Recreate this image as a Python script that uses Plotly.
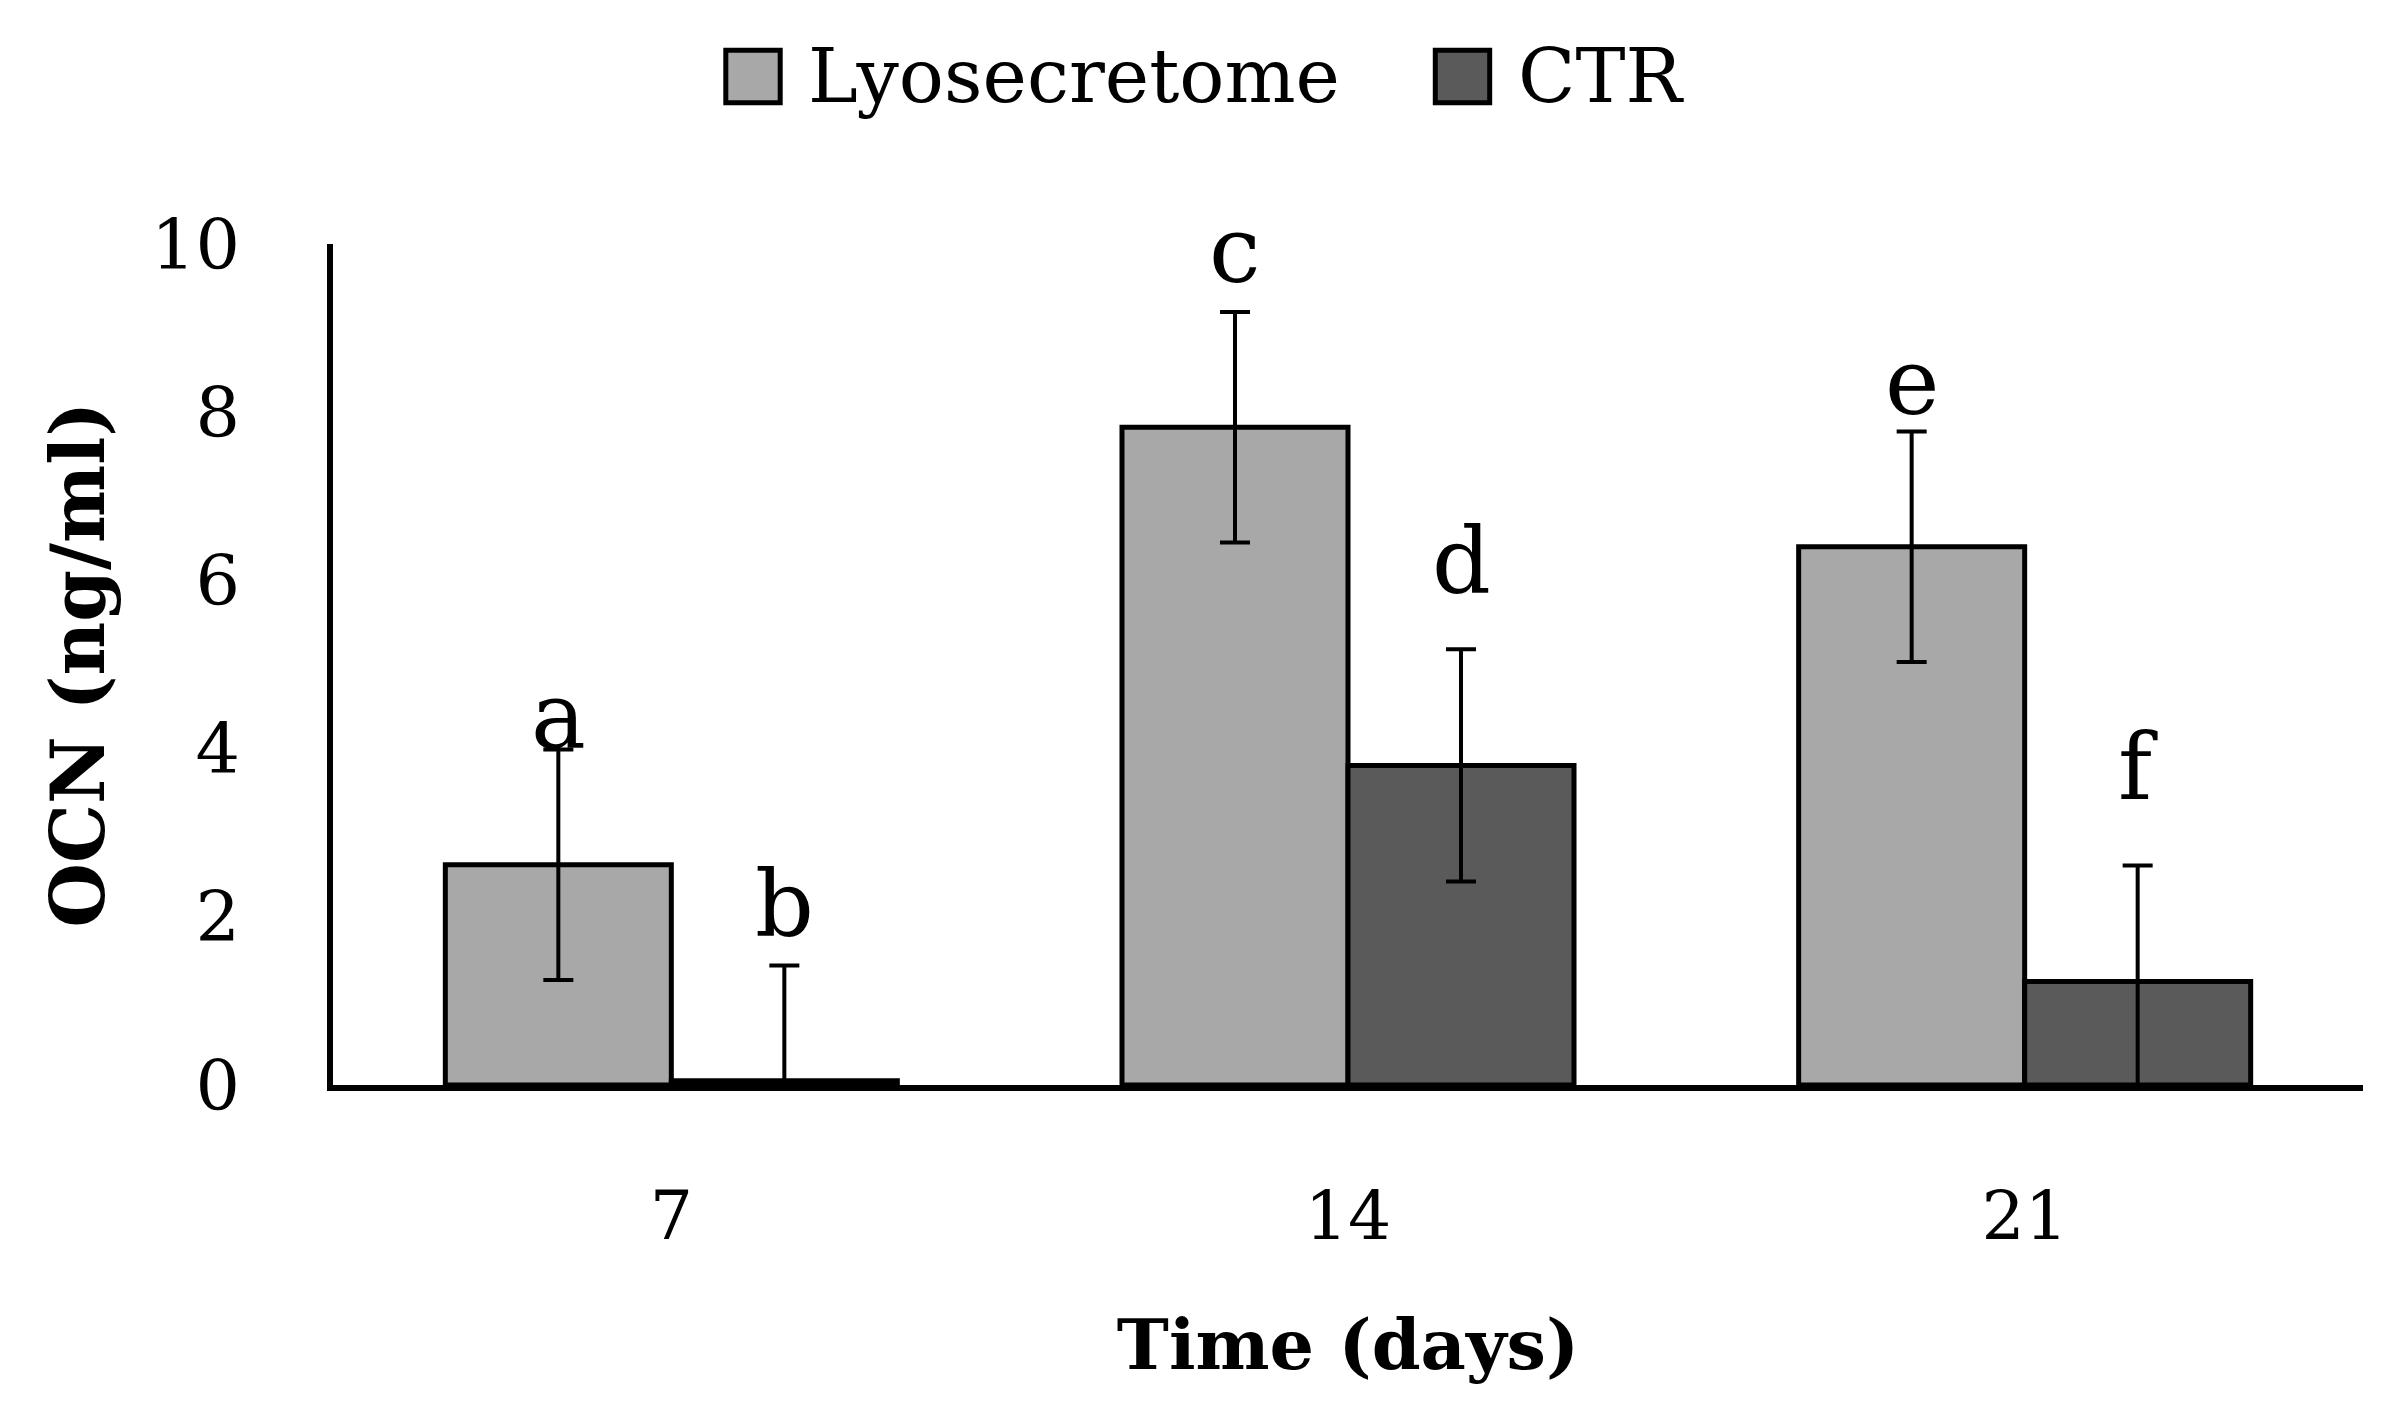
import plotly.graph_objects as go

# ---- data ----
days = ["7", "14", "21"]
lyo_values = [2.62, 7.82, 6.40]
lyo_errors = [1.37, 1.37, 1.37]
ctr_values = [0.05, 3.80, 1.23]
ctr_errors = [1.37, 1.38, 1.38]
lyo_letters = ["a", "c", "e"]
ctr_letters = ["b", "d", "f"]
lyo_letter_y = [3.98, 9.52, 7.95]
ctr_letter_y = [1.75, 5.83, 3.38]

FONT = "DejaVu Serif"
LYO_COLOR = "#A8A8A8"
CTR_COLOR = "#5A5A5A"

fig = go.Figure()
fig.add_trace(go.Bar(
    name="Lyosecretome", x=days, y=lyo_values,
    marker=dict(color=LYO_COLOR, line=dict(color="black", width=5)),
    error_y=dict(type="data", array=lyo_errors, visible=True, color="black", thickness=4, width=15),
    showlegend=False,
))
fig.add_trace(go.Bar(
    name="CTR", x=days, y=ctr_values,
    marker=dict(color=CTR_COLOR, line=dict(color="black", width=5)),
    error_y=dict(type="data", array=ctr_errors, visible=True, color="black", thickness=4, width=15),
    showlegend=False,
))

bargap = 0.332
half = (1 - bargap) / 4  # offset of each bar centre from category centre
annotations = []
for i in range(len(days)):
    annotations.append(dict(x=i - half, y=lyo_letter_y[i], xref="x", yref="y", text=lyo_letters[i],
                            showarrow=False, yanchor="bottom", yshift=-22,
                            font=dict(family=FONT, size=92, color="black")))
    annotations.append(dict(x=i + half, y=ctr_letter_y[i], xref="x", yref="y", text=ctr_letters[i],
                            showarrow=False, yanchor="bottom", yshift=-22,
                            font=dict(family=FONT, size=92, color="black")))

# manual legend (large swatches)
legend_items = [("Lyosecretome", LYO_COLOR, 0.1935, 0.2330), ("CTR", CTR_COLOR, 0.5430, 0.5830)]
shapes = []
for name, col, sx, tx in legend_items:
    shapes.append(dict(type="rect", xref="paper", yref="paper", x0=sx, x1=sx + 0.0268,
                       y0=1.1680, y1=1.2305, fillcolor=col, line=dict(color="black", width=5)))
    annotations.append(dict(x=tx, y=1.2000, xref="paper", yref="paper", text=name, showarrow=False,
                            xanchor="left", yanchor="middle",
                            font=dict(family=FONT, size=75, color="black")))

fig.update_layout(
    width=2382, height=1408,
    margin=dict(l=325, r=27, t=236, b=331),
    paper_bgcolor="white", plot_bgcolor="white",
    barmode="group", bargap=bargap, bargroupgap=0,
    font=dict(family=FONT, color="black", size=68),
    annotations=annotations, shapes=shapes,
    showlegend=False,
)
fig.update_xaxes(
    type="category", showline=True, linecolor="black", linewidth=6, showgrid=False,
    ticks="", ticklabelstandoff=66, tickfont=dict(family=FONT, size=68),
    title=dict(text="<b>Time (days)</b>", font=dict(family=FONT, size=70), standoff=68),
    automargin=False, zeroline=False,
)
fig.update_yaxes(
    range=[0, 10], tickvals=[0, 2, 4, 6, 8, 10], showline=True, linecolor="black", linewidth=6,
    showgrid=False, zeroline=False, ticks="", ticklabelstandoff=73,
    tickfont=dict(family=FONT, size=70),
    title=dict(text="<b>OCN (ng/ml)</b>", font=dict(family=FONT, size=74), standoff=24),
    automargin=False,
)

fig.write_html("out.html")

• • • • • • •

STATED EXERCISE: Without the pictures, copy the material exactly as given.

WRITTEN RESPONSE:
Recreate this image as a Python script that uses Plotly.
import plotly.graph_objects as go

# ---- data ----
days = ["7", "14", "21"]
lyo_values = [2.62, 7.82, 6.40]
lyo_errors = [1.37, 1.37, 1.37]
ctr_values = [0.05, 3.80, 1.23]
ctr_errors = [1.37, 1.38, 1.38]
lyo_letters = ["a", "c", "e"]
ctr_letters = ["b", "d", "f"]
lyo_letter_y = [3.98, 9.52, 7.95]
ctr_letter_y = [1.75, 5.83, 3.38]

FONT = "DejaVu Serif"
LYO_COLOR = "#A8A8A8"
CTR_COLOR = "#5A5A5A"

fig = go.Figure()
fig.add_trace(go.Bar(
    name="Lyosecretome", x=days, y=lyo_values,
    marker=dict(color=LYO_COLOR, line=dict(color="black", width=5)),
    error_y=dict(type="data", array=lyo_errors, visible=True, color="black", thickness=4, width=15),
    showlegend=False,
))
fig.add_trace(go.Bar(
    name="CTR", x=days, y=ctr_values,
    marker=dict(color=CTR_COLOR, line=dict(color="black", width=5)),
    error_y=dict(type="data", array=ctr_errors, visible=True, color="black", thickness=4, width=15),
    showlegend=False,
))

bargap = 0.332
half = (1 - bargap) / 4  # offset of each bar centre from category centre
annotations = []
for i in range(len(days)):
    annotations.append(dict(x=i - half, y=lyo_letter_y[i], xref="x", yref="y", text=lyo_letters[i],
                            showarrow=False, yanchor="bottom", yshift=-22,
                            font=dict(family=FONT, size=92, color="black")))
    annotations.append(dict(x=i + half, y=ctr_letter_y[i], xref="x", yref="y", text=ctr_letters[i],
                            showarrow=False, yanchor="bottom", yshift=-22,
                            font=dict(family=FONT, size=92, color="black")))

# manual legend (large swatches)
legend_items = [("Lyosecretome", LYO_COLOR, 0.1935, 0.2330), ("CTR", CTR_COLOR, 0.5430, 0.5830)]
shapes = []
for name, col, sx, tx in legend_items:
    shapes.append(dict(type="rect", xref="paper", yref="paper", x0=sx, x1=sx + 0.0268,
                       y0=1.1680, y1=1.2305, fillcolor=col, line=dict(color="black", width=5)))
    annotations.append(dict(x=tx, y=1.2000, xref="paper", yref="paper", text=name, showarrow=False,
                            xanchor="left", yanchor="middle",
                            font=dict(family=FONT, size=75, color="black")))

fig.update_layout(
    width=2382, height=1408,
    margin=dict(l=325, r=27, t=236, b=331),
    paper_bgcolor="white", plot_bgcolor="white",
    barmode="group", bargap=bargap, bargroupgap=0,
    font=dict(family=FONT, color="black", size=68),
    annotations=annotations, shapes=shapes,
    showlegend=False,
)
fig.update_xaxes(
    type="category", showline=True, linecolor="black", linewidth=6, showgrid=False,
    ticks="", ticklabelstandoff=66, tickfont=dict(family=FONT, size=68),
    title=dict(text="<b>Time (days)</b>", font=dict(family=FONT, size=70), standoff=68),
    automargin=False, zeroline=False,
)
fig.update_yaxes(
    range=[0, 10], tickvals=[0, 2, 4, 6, 8, 10], showline=True, linecolor="black", linewidth=6,
    showgrid=False, zeroline=False, ticks="", ticklabelstandoff=73,
    tickfont=dict(family=FONT, size=70),
    title=dict(text="<b>OCN (ng/ml)</b>", font=dict(family=FONT, size=74), standoff=24),
    automargin=False,
)

fig.write_html("out.html")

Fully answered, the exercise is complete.